Data:
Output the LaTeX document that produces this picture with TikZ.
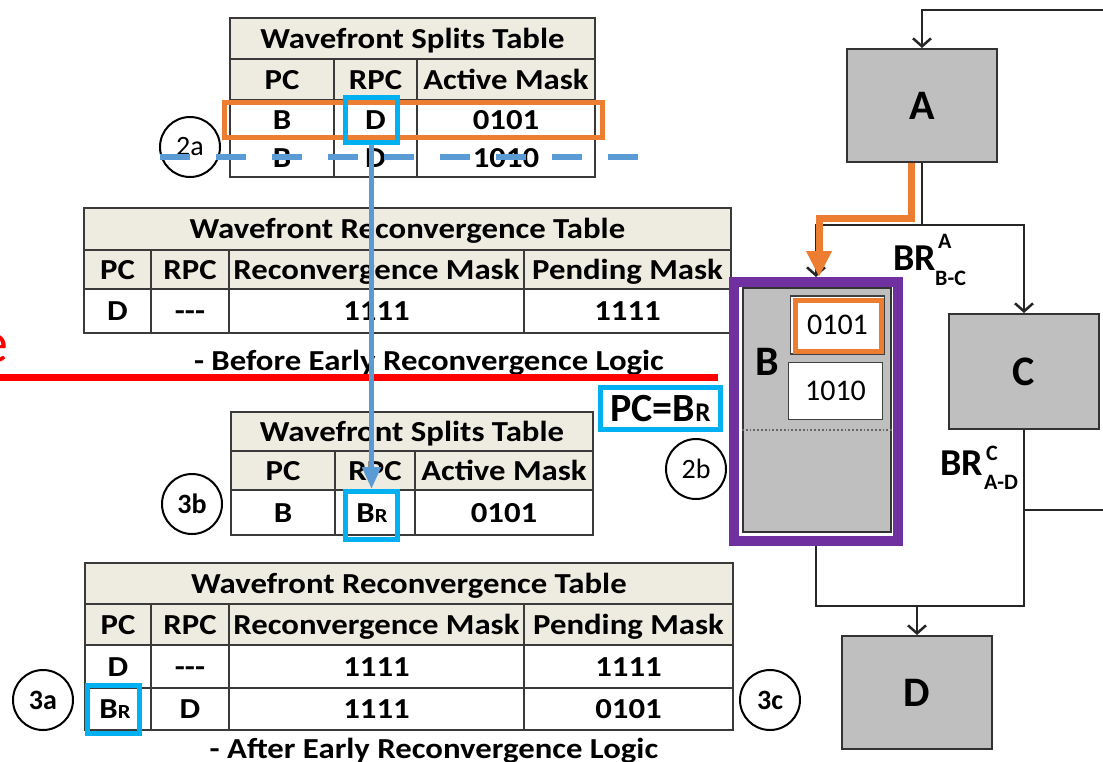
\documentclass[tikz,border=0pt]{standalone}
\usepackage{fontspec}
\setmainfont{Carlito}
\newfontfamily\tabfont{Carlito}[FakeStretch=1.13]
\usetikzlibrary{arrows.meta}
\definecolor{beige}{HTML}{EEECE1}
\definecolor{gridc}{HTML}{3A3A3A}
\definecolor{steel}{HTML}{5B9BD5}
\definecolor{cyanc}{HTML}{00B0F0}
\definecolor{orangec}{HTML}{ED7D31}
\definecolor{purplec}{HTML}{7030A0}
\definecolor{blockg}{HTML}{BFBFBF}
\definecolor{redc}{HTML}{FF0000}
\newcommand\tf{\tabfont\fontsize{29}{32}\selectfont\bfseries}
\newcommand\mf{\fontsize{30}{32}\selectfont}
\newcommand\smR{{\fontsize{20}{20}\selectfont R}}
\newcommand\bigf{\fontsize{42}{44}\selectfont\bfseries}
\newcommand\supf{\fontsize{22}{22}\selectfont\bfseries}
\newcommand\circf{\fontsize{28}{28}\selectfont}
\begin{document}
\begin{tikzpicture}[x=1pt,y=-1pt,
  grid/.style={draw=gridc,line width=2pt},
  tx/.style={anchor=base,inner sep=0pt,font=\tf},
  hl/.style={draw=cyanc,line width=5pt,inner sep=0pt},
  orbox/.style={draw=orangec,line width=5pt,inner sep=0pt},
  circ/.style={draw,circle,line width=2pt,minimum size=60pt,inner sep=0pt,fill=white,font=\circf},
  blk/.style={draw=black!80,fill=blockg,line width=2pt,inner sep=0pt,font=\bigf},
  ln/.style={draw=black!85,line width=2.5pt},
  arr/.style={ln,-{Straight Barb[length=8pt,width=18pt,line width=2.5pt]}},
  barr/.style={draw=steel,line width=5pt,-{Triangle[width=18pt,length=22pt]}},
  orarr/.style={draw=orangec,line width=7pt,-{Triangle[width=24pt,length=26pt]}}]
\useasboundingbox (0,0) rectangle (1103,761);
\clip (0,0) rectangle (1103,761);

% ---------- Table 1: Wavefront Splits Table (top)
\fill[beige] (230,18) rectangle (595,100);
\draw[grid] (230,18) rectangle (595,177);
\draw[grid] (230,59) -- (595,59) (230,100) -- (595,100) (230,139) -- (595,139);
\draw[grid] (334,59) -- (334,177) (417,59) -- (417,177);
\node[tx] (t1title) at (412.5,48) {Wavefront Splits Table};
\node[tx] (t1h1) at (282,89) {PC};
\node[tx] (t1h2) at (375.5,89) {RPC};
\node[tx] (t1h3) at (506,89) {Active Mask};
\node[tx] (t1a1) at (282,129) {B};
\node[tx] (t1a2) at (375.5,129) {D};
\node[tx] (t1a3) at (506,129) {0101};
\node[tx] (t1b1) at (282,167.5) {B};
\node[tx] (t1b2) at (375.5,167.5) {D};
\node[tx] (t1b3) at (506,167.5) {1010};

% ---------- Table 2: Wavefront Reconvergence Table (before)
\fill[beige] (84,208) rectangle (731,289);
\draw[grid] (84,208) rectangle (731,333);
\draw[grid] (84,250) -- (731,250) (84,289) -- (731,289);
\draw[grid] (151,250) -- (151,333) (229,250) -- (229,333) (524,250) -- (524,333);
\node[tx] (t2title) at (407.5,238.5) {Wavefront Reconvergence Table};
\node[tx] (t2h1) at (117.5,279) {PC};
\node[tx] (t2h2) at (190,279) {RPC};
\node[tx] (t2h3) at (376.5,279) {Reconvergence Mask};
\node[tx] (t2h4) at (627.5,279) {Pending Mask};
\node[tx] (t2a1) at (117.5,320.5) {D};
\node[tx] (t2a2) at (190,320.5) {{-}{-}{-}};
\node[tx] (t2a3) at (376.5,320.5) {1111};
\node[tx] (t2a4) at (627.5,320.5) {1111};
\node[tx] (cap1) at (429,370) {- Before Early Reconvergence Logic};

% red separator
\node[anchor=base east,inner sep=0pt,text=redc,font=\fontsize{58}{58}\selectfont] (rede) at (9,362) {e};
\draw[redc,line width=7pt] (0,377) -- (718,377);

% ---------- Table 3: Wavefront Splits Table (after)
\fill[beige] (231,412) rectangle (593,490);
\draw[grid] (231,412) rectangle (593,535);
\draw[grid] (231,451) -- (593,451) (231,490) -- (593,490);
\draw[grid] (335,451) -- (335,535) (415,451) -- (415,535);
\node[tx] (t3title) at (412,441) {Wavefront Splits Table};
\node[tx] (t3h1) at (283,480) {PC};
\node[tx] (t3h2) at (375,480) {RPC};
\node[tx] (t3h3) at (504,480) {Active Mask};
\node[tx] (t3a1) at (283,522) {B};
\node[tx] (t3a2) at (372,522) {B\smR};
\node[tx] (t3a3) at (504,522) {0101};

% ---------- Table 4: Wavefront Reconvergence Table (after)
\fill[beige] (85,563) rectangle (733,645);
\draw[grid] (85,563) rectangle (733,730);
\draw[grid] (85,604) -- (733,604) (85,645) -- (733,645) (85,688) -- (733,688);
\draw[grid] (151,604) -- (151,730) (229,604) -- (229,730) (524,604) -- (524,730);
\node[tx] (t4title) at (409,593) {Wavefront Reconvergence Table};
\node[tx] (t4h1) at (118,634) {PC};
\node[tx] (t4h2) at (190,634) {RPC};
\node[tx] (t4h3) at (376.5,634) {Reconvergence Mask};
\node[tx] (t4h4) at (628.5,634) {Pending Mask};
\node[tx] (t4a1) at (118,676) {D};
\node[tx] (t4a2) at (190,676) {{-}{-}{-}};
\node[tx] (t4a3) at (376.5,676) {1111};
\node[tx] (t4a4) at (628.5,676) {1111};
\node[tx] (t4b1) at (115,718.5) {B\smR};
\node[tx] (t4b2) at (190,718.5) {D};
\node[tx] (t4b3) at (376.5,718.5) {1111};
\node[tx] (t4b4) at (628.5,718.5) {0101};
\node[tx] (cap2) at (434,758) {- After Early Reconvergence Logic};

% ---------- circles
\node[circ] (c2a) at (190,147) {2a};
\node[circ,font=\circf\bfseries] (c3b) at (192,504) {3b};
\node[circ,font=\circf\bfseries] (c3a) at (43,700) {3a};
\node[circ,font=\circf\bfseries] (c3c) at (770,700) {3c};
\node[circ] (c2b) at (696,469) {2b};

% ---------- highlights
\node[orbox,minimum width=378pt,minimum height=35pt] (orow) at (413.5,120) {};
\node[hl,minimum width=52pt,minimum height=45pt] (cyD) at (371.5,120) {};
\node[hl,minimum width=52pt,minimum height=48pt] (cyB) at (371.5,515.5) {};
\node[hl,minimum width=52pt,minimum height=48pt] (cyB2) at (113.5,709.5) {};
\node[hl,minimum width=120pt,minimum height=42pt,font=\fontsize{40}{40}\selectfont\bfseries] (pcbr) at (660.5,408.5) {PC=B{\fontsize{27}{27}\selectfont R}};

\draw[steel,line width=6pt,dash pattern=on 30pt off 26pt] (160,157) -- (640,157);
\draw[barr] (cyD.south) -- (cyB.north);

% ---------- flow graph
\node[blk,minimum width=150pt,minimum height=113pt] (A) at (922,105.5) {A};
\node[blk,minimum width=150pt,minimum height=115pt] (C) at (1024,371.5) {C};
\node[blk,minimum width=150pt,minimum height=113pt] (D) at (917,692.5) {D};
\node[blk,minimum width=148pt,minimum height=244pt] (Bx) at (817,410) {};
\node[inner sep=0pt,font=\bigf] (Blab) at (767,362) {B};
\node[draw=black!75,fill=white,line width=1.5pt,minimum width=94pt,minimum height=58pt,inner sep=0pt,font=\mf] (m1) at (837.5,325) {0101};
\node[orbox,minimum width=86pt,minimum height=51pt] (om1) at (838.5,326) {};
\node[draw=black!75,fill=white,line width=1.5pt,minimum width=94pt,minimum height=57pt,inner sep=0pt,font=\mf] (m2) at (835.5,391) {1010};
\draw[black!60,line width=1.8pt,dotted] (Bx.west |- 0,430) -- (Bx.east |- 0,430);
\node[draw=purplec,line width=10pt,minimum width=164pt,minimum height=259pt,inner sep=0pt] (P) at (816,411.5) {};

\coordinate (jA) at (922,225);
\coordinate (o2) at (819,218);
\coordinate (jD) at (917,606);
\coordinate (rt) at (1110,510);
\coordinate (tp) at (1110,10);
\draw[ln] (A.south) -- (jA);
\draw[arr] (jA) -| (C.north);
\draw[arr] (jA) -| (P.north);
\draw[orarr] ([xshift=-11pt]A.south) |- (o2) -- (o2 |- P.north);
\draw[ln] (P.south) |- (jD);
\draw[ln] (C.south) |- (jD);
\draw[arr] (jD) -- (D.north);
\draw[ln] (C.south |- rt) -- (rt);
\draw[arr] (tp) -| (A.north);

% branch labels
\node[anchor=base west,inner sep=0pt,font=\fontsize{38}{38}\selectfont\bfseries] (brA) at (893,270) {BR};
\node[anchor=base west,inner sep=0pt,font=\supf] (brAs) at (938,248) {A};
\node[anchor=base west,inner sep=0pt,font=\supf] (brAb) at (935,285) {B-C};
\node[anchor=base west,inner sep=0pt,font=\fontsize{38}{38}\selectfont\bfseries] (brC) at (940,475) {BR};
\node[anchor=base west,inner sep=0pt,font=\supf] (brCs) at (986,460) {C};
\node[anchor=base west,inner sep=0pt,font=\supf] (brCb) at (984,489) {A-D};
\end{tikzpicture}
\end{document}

Short problem: Give again, exactly, the lines from the start of the data through the one holding "(t1b3) at (506,167.5)"; omit the pictures.

The result:
Output the LaTeX document that produces this picture with TikZ.
\documentclass[tikz,border=0pt]{standalone}
\usepackage{fontspec}
\setmainfont{Carlito}
\newfontfamily\tabfont{Carlito}[FakeStretch=1.13]
\usetikzlibrary{arrows.meta}
\definecolor{beige}{HTML}{EEECE1}
\definecolor{gridc}{HTML}{3A3A3A}
\definecolor{steel}{HTML}{5B9BD5}
\definecolor{cyanc}{HTML}{00B0F0}
\definecolor{orangec}{HTML}{ED7D31}
\definecolor{purplec}{HTML}{7030A0}
\definecolor{blockg}{HTML}{BFBFBF}
\definecolor{redc}{HTML}{FF0000}
\newcommand\tf{\tabfont\fontsize{29}{32}\selectfont\bfseries}
\newcommand\mf{\fontsize{30}{32}\selectfont}
\newcommand\smR{{\fontsize{20}{20}\selectfont R}}
\newcommand\bigf{\fontsize{42}{44}\selectfont\bfseries}
\newcommand\supf{\fontsize{22}{22}\selectfont\bfseries}
\newcommand\circf{\fontsize{28}{28}\selectfont}
\begin{document}
\begin{tikzpicture}[x=1pt,y=-1pt,
  grid/.style={draw=gridc,line width=2pt},
  tx/.style={anchor=base,inner sep=0pt,font=\tf},
  hl/.style={draw=cyanc,line width=5pt,inner sep=0pt},
  orbox/.style={draw=orangec,line width=5pt,inner sep=0pt},
  circ/.style={draw,circle,line width=2pt,minimum size=60pt,inner sep=0pt,fill=white,font=\circf},
  blk/.style={draw=black!80,fill=blockg,line width=2pt,inner sep=0pt,font=\bigf},
  ln/.style={draw=black!85,line width=2.5pt},
  arr/.style={ln,-{Straight Barb[length=8pt,width=18pt,line width=2.5pt]}},
  barr/.style={draw=steel,line width=5pt,-{Triangle[width=18pt,length=22pt]}},
  orarr/.style={draw=orangec,line width=7pt,-{Triangle[width=24pt,length=26pt]}}]
\useasboundingbox (0,0) rectangle (1103,761);
\clip (0,0) rectangle (1103,761);

% ---------- Table 1: Wavefront Splits Table (top)
\fill[beige] (230,18) rectangle (595,100);
\draw[grid] (230,18) rectangle (595,177);
\draw[grid] (230,59) -- (595,59) (230,100) -- (595,100) (230,139) -- (595,139);
\draw[grid] (334,59) -- (334,177) (417,59) -- (417,177);
\node[tx] (t1title) at (412.5,48) {Wavefront Splits Table};
\node[tx] (t1h1) at (282,89) {PC};
\node[tx] (t1h2) at (375.5,89) {RPC};
\node[tx] (t1h3) at (506,89) {Active Mask};
\node[tx] (t1a1) at (282,129) {B};
\node[tx] (t1a2) at (375.5,129) {D};
\node[tx] (t1a3) at (506,129) {0101};
\node[tx] (t1b1) at (282,167.5) {B};
\node[tx] (t1b2) at (375.5,167.5) {D};
\node[tx] (t1b3) at (506,167.5) {1010};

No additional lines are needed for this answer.